Pressure is building on Russia's Central Bank to support the ruble via a big rise in interest rates at this week's policy meeting, as money markets price in sharply higher funding costs in the coming months.
The bank, which so far has been powerless to stem the ruble's slide, meets on Thursday and analysts predict a 100 basis-point rise in the key lending rate, taking it to 10.5 percent.
Three-month forward rate agreements (FRAs), that allow traders to lock in existing market interest rates for six months, have jumped to 16.5 percent, up 1.5 percentage points from the end of last week and 400 bps higher than end-November levels, the following graphic shows:
What that means is that ruble deposit rates starting three months from now and lasting six months will rise to 16.5 percent — seven percentage points above current official lending rates. Official rates have been raised by 400 bps already this year.

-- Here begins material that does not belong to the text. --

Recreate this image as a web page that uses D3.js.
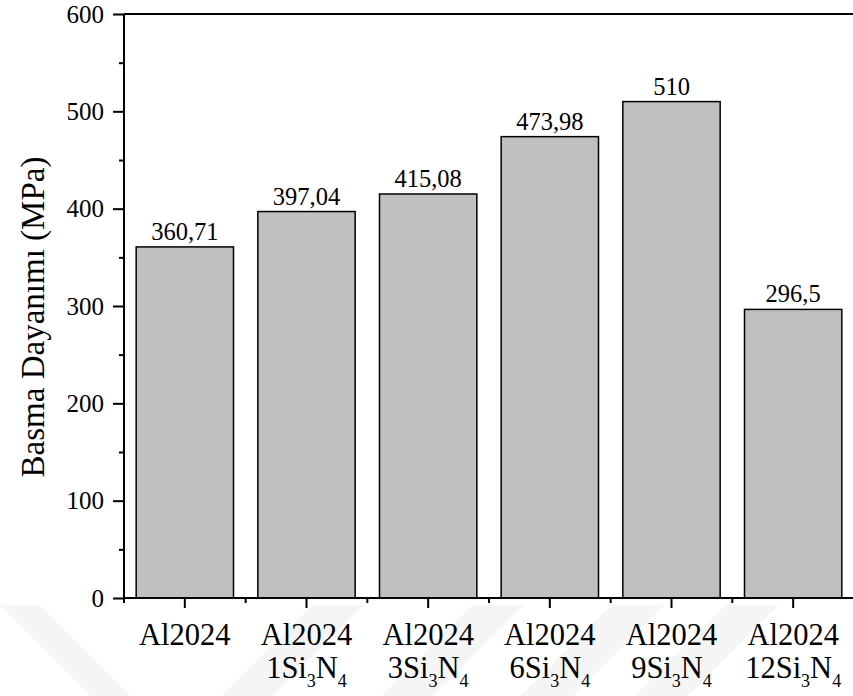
<!DOCTYPE html>
<html><head><meta charset="utf-8">
<script src="https://cdn.jsdelivr.net/npm/d3@7"></script>
<style>
html,body{margin:0;padding:0;background:#fff;}
svg text{font-family:"Liberation Serif","Times New Roman",serif;fill:#000;}
</style></head>
<body>
<svg id="chart" width="853" height="696"></svg>
<script>
// Data
const categories = ["Al2024", "Al2024 1Si3N4", "Al2024 3Si3N4", "Al2024 6Si3N4", "Al2024 9Si3N4", "Al2024 12Si3N4"];
const catLine1 = ["Al2024", "Al2024", "Al2024", "Al2024", "Al2024", "Al2024"];
const catPrefix = [null, "1", "3", "6", "9", "12"];
const values = [360.71, 397.04, 415.08, 473.98, 510, 296.5];
const valueLabels = ["360,71", "397,04", "415,08", "473,98", "510", "296,5"];
const yTicks = [0, 100, 200, 300, 400, 500, 600];
const yMinorTicks = [50, 150, 250, 350, 450, 550];
const yTitle = "Basma Dayanımı (MPa)";

const svg = d3.select("#chart");
const mLeft = 124, mRight = 854, mTop = 14, mBottom = 598;

// faint background watermark stripes
const wm = svg.append("g").attr("fill", "#f5f5f5");
wm.append("polygon").attr("points", "0,605 40,605 131,696 91,696");
[312, 472, 612, 726].forEach(t => {
  wm.append("polygon").attr("points", `${t},605 ${t + 52},605 ${t - 39},696 ${t - 91},696`);
});

const x = d3.scaleBand().domain(categories).range([mLeft, mRight]).paddingInner(0.2).paddingOuter(0.1);
const y = d3.scaleLinear().domain([0, 600]).range([mBottom, mTop]);

// Bars
svg.append("g").selectAll("rect").data(values).join("rect")
  .attr("x", (d, i) => x(categories[i]))
  .attr("y", d => y(d))
  .attr("width", x.bandwidth())
  .attr("height", d => y(0) - y(d))
  .attr("fill", "#c0c0c0")
  .attr("stroke", "#000")
  .attr("stroke-width", 1.5);

// Value labels
svg.append("g").selectAll("text").data(values).join("text")
  .attr("x", (d, i) => x(categories[i]) + x.bandwidth() / 2)
  .attr("y", d => y(d) - 7)
  .attr("text-anchor", "middle")
  .attr("font-size", 24.5)
  .text((d, i) => valueLabels[i]);

// Y axis
const yAxis = svg.append("g").attr("transform", `translate(${mLeft},0)`)
  .call(d3.axisLeft(y).tickValues(yTicks).tickSize(11).tickPadding(9).tickFormat(d3.format("d")));
yAxis.select(".domain").attr("stroke-width", 2).attr("d", `M0,${mBottom}V${mTop}`);
yAxis.selectAll(".tick line").attr("stroke-width", 2);
yAxis.selectAll(".tick text").attr("font-size", 25);
const yMinor = svg.append("g").attr("transform", `translate(${mLeft},0)`)
  .call(d3.axisLeft(y).tickValues(yMinorTicks).tickSize(5).tickFormat(""));
yMinor.select(".domain").remove();
yMinor.selectAll(".tick line").attr("stroke-width", 2);

// X axis
const xAxis = svg.append("g").attr("transform", `translate(0,${mBottom})`)
  .call(d3.axisBottom(x).tickSize(10).tickFormat(""));
xAxis.select(".domain").attr("stroke-width", 2).attr("d", `M${mLeft},0H${mRight}`);
xAxis.selectAll(".tick line").attr("stroke-width", 2);
// minor x ticks at band boundaries
const step = x.step();
const boundaries = categories.map((c, i) => x(c) - step * x.paddingInner() / 2);
svg.append("g").attr("transform", `translate(0,${mBottom})`).selectAll("line").data(boundaries).join("line")
  .attr("x1", d => d).attr("x2", d => d).attr("y1", 0).attr("y2", 5)
  .attr("stroke", "#000").attr("stroke-width", 2);

// Top frame line
svg.append("line").attr("x1", mLeft).attr("x2", mRight).attr("y1", mTop).attr("y2", mTop)
  .attr("stroke", "#000").attr("stroke-width", 2);

// Category labels
const lab = svg.append("g");
categories.forEach((c, i) => {
  const cx = x(c) + x.bandwidth() / 2;
  lab.append("text").attr("x", cx).attr("y", 645).attr("text-anchor", "middle")
    .attr("font-size", 30.5).text(catLine1[i]);
  if (catPrefix[i] !== null) {
    const t = lab.append("text").attr("x", cx).attr("y", 678).attr("text-anchor", "middle").attr("font-size", 30.5);
    t.append("tspan").text(catPrefix[i] + "Si");
    t.append("tspan").attr("font-size", 18).attr("dy", 9).text("3");
    t.append("tspan").attr("dy", -9).text("N");
    t.append("tspan").attr("font-size", 18).attr("dy", 9).text("4");
  }
});

// Y title
svg.append("text").attr("transform", `translate(44,317) rotate(-90)`)
  .attr("text-anchor", "middle").attr("font-size", 33).text(yTitle);
</script>
</body></html>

"There is intense market pressure on the Central Bank to hike rates this week and any shortfall will lead to significant volatility across Russian assets," said Bernd Berg, director for EM strategy at Societe Generale.
"You see significant panic in the rates markets. The Central Bank must come in and address the panic with a combination of higher rates and tighter liquidity."
Indeed, signs are authorities will also squeeze money market liquidity to support the ruble. Turkey adopted such a strategy last year, determining interest rates almost daily by controlling the amount of domestic currency available to banks.
One-year cross-currency swap rates have shot above 18 percent, almost 300 bps above last week's closing levels.
Ruble/dollar cross-currency swaps show the cost of funding in rubles relative to that in dollars. A rise in one-year ruble/dollar basis swap reflects the scarcity of rubles in the system as a result of Central Bank action.
And Mosprime reference rates, based on contributions from leading Russian banks, show one-month deposit rates at 13.35 percent, up 150 bps over the past week.
"There's a change in strategy at the Central Bank, which is moving away from intervention to liquidity tightening similar to what Turkey deployed. To that extent it makes the main policy rate somewhat less important," UBS strategist Manik Narain said.
The picture is similar in Nigeria, where overnight rates have spiked after the Central Bank drained liquidity and raised interest rates.